The economy has gotten markedly better over the last year, but the driving habits of Americans don’t reflect that.
It may be because gas prices began to move up in the last few months, and regular now sells for about $2.80 a gallon, according to the widely followed Lundberg Survey. The other possibility is that Americans have changed their perspective on driving. Time in a car may have become something done out of necessity; transportation to and from work, or for an annual vacation. Intermittent trips to the mall may have gotten combined so that a family goes once a month and not once a week. Mileage may have become a precious and relatively expensive commodity. Ongoing high unemployment and the recession that is not over in the minds of many people could keep the driving activity of people in the US low for an unexpectedly long time.

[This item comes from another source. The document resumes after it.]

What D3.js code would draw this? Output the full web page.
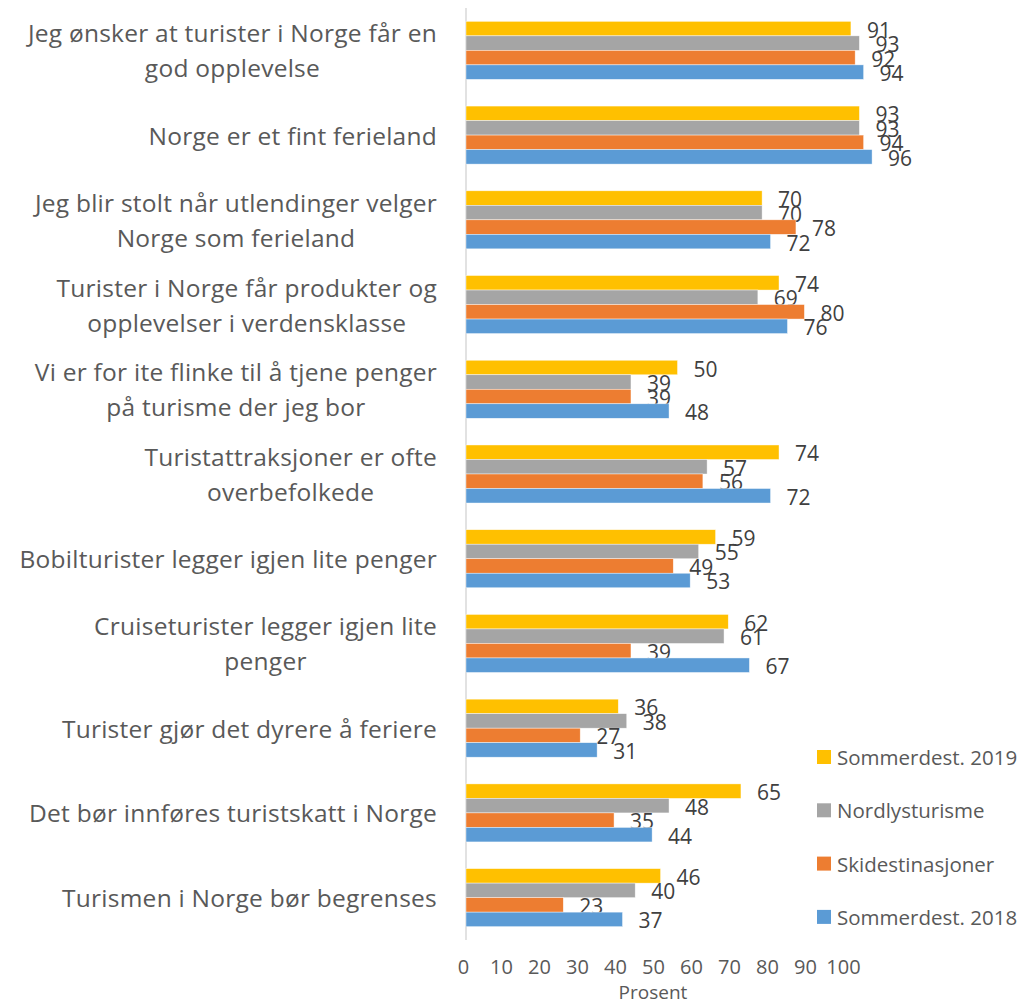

One of the numbers that has concerned the domestic car industry is that during 2008 and 2009 car owners were willing to keep their vehicles for many more months than they were in 2006 and 2007. The average age of a car rose to 9.2 years in 2008. That number had been at about 7 years for nearly 20 years. If frugality has become a permanent part of the character of the American consumer, the car business will never be able to stage a rebound. And car sales will never reach the 16 million sold in 2006. It is less expensive to fix an old car, often, than to buy a new one.

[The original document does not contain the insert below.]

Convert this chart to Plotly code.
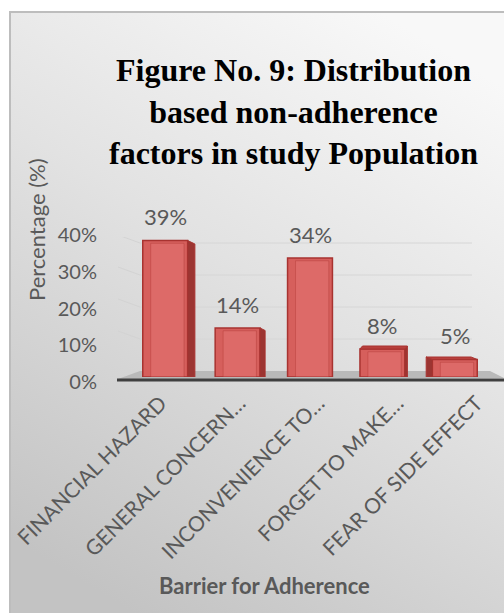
import base64
import plotly.graph_objects as go

# ---- data -----------------------------------------------------------------
categories = [
    "FINANCIAL HAZARD",
    "GENERAL CONCERN…",
    "INCONVENIENCE TO…",
    "FORGET TO MAKE…",
    "FEAR OF SIDE EFFECT",
]
percentages = [39, 14, 34, 8, 5]
y_ticks = [0, 10, 20, 30, 40]
y_tick_labels = ["0%", "10%", "20%", "30%", "40%"]

title_lines = [
    "Figure No. 9: Distribution",
    "based non-adherence",
    "factors in study Population",
]
x_title = "Barrier for Adherence"
y_title = "Percentage (%)"

# ---- canvas helpers ---------------------------------------------------------
W, H = 504, 613


def fx(px):
    return px / W


def fy(py):
    return 1 - py / H


TEXT = "#595959"
SANS = "Lato, 'Open Sans', sans-serif"
FACE = "#d65f5c"
EDGE = "#a83330"
SIDE = "#9c3532"

# pixel geometry of the front (bars) and back wall (gridlines)
FRONT_Y0, FRONT_Y40 = 377, 237
BACK_Y0, BACK_Y40 = 371, 243
px_per_unit = (FRONT_Y0 - FRONT_Y40) / 40.0
back_px_per_unit = (BACK_Y0 - BACK_Y40) / 40.0
# range of an overlay axis that puts the back-wall grid where it belongs
b_lo = -(FRONT_Y0 - BACK_Y0) / back_px_per_unit
b_hi = b_lo + (FRONT_Y0 - FRONT_Y40) / back_px_per_unit
back_unit = 1.0 / back_px_per_unit  # y2 units per pixel

n = len(categories)
xs = list(range(n))
bar_w = 0.62

# 3-D extrusion per bar (category units / pixels)
side_dx = [0.10, 0.07, 0.0, 0.035, -0.085]
side_rise = [-3.5, -2.5, 0.0, 3.0, 2.5]

fig = go.Figure()

# side / top faces of the extruded bars
for i, v in enumerate(percentages):
    dx = side_dx[i]
    r = side_rise[i] / px_per_unit
    xl, xr = i - bar_w / 2, i + bar_w / 2
    if dx != 0:
        e = xr if dx > 0 else xl
        fig.add_trace(go.Scatter(
            x=[e, e, e + dx, e + dx, e], y=[0, v, v + r, 0, 0],
            mode="lines", fill="toself", fillcolor=SIDE,
            line=dict(color=EDGE, width=1), hoverinfo="skip", showlegend=False))
    if r > 0:
        fig.add_trace(go.Scatter(
            x=[xl, xr, xr + dx, xl + dx, xl], y=[v, v, v + r, v + r, v],
            mode="lines", fill="toself", fillcolor="#b8403d",
            line=dict(color=EDGE, width=1), hoverinfo="skip", showlegend=False))

# front faces
fig.add_trace(go.Bar(
    x=xs, y=percentages, width=bar_w,
    marker=dict(color=FACE, line=dict(color=EDGE, width=1.5)),
    hoverinfo="skip", showlegend=False))
# soft inner bevel highlight
fig.add_trace(go.Bar(
    x=[x + 0.03 for x in xs], y=[v - 0.8 for v in percentages], width=bar_w - 0.16,
    base=0, marker=dict(color="rgba(236,130,126,0.35)",
                        line=dict(color="rgba(170,50,47,0.35)", width=1)),
    hoverinfo="skip", showlegend=False))

# helper traces so the auxiliary axes exist
fig.add_trace(go.Scatter(x=[0], y=[0], xaxis="x", yaxis="y2", mode="markers",
                         marker=dict(opacity=0), hoverinfo="skip", showlegend=False))
fig.add_trace(go.Scatter(x=[0], y=[0], xaxis="x", yaxis="y3", mode="markers",
                         marker=dict(opacity=0), hoverinfo="skip", showlegend=False))
fig.add_trace(go.Scatter(x=[0], y=[0], xaxis="x2", yaxis="y", mode="markers",
                         marker=dict(opacity=0), hoverinfo="skip", showlegend=False))

# value labels
for i, v in enumerate(percentages):
    fig.add_annotation(x=i, y=v, xref="x", yref="y", text=f"{v}%",
                       showarrow=False, yshift=24, yanchor="middle",
                       font=dict(family=SANS, size=22, color=TEXT))

# background gradient panel
svg = (
    '<svg xmlns="http://www.w3.org/2000/svg" width="494" height="601" '
    'preserveAspectRatio="none">'
    '<defs><linearGradient id="g" x1="0.75" y1="0" x2="0.25" y2="1">'
    '<stop offset="0" stop-color="#f8f8f8"/>'
    '<stop offset="0.45" stop-color="#e2e2e2"/>'
    '<stop offset="1" stop-color="#c3c3c3"/>'
    '</linearGradient></defs>'
    '<rect width="494" height="601" fill="url(#g)"/></svg>'
)
src = "data:image/svg+xml;base64," + base64.b64encode(svg.encode()).decode()
fig.add_layout_image(dict(source=src, xref="paper", yref="paper",
                          x=fx(10), y=fy(12), sizex=fx(504) - fx(10),
                          sizey=fy(12) - fy(613), xanchor="left", yanchor="top",
                          sizing="stretch", layer="below"))

shapes = []
# border
shapes.append(dict(type="rect", xref="paper", yref="paper",
                   x0=fx(10), x1=fx(520), y0=fy(12), y1=fy(630),
                   line=dict(color="#bdbdbd", width=2), fillcolor="rgba(0,0,0,0)",
                   layer="below"))
# back-wall gridlines with a short slanted side-wall segment
for t in y_ticks[1:]:
    shapes.append(dict(type="line", xref="paper", yref="y2",
                       x0=fx(140), x1=fx(472), y0=t, y1=t,
                       line=dict(color="#d6d6d6", width=1), layer="below"))
    shapes.append(dict(type="line", xref="paper", yref="y2",
                       x0=fx(118), x1=fx(140), y0=t + 8 * back_unit, y1=t,
                       line=dict(color="#d3d3d3", width=1), layer="below"))
# floor
floor = (f"M {fx(118)} {fy(379)} L {fx(140)} {fy(BACK_Y0)} "
         f"L {fx(490)} {fy(BACK_Y0)} L {fx(504)} {fy(378)} Z")
shapes.append(dict(type="path", xref="paper", yref="paper", path=floor,
                   fillcolor="#b9b9b9", line=dict(width=0), layer="below"))
# category axis line
shapes.append(dict(type="line", xref="paper", yref="paper",
                   x0=fx(117), x1=fx(504), y0=fy(380), y1=fy(380),
                   line=dict(color="#3f3f3f", width=3), layer="above"))

fig.update_layout(
    width=W, height=H,
    margin=dict(l=0, r=0, t=0, b=0, autoexpand=False),
    paper_bgcolor="white",
    plot_bgcolor="rgba(0,0,0,0)",
    barmode="overlay",
    shapes=shapes,
    xaxis=dict(domain=[fx(129), fx(491)], range=[-0.5, n - 0.5],
               visible=False, fixedrange=True, automargin=False),
    yaxis=dict(domain=[fy(FRONT_Y0), fy(FRONT_Y40)], range=[0, 40],
               visible=False, fixedrange=True, automargin=False),
    yaxis2=dict(overlaying="y", range=[b_lo, b_hi], visible=False, automargin=False),
    yaxis3=dict(domain=[fy(382), fy(235)], range=[0, 40], anchor="free",
                position=fx(97), tickvals=y_ticks, ticktext=y_tick_labels,
                showgrid=False, showline=False, zeroline=False, ticks="",
                automargin=False,
                tickfont=dict(family=SANS, size=20, color=TEXT)),
    xaxis2=dict(domain=[fx(121), 1], range=[-0.5, -0.5 + (504 - 121) / 79.0],
                anchor="free", position=fy(386), tickvals=xs, ticktext=categories,
                tickangle=-45, showgrid=False, showline=False, zeroline=False,
                ticks="", automargin=False,
                tickfont=dict(family=SANS, size=21, color=TEXT)),
)

# chart title
fig.add_annotation(x=fx(293), y=fy(111), xref="paper", yref="paper",
                   text="<br>".join(f"<b>{s}</b>" for s in title_lines),
                   showarrow=False, xanchor="center", yanchor="middle",
                   font=dict(family="Liberation Serif, 'Times New Roman', serif",
                             size=32, color="black"))
# axis titles
fig.add_annotation(x=fx(264), y=fy(585), xref="paper", yref="paper",
                   text=f"<b>{x_title}</b>", showarrow=False,
                   xanchor="center", yanchor="middle",
                   font=dict(family=SANS, size=22, color=TEXT))
fig.add_annotation(x=fx(37), y=fy(230), xref="paper", yref="paper",
                   text=y_title, textangle=-90, showarrow=False,
                   xanchor="center", yanchor="middle",
                   font=dict(family=SANS, size=22, color=TEXT))

fig.write_html("out.html")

The Federal Highway Administration released its numbers for US driving activity in March. Cumulative travel in the first quarter of the year was down .7%. March numbers were up about 2% compared with the same month last year. The economy has improved so radically that the modest rise is surprising. Modest is relative.
Travel for the month is estimated to be 254.8 billion vehicle miles, according the agency. But the data shows that the new habits have broken a trend. Billions of miles driven in the US rose very sharply from 1985 to 2007, even through several recessions. There is no sign that the current recovery has caused drivers to return to decades-old habits.
The real test of driving plans will be this summer. Surveys on the views Americans hold about their financial future are beginning to show small improvements in optimism. That should translate into a modest number of people happy to spend an extra $100 in gas for travel this summer. But if the Federal Highway Administration numbers do not move higher by much year-over-year from Memorial Day to Labor Day, then something is wrong.
Some economists say that the recession was so deep and scarring that it may take years for Americans to adopt old habits. The government deficit, which may cause higher taxes and more modest payments from social safety nets toward the end of this decade, could push the duration of changed driving habits even further. Further until they hit the point from which they will never come back.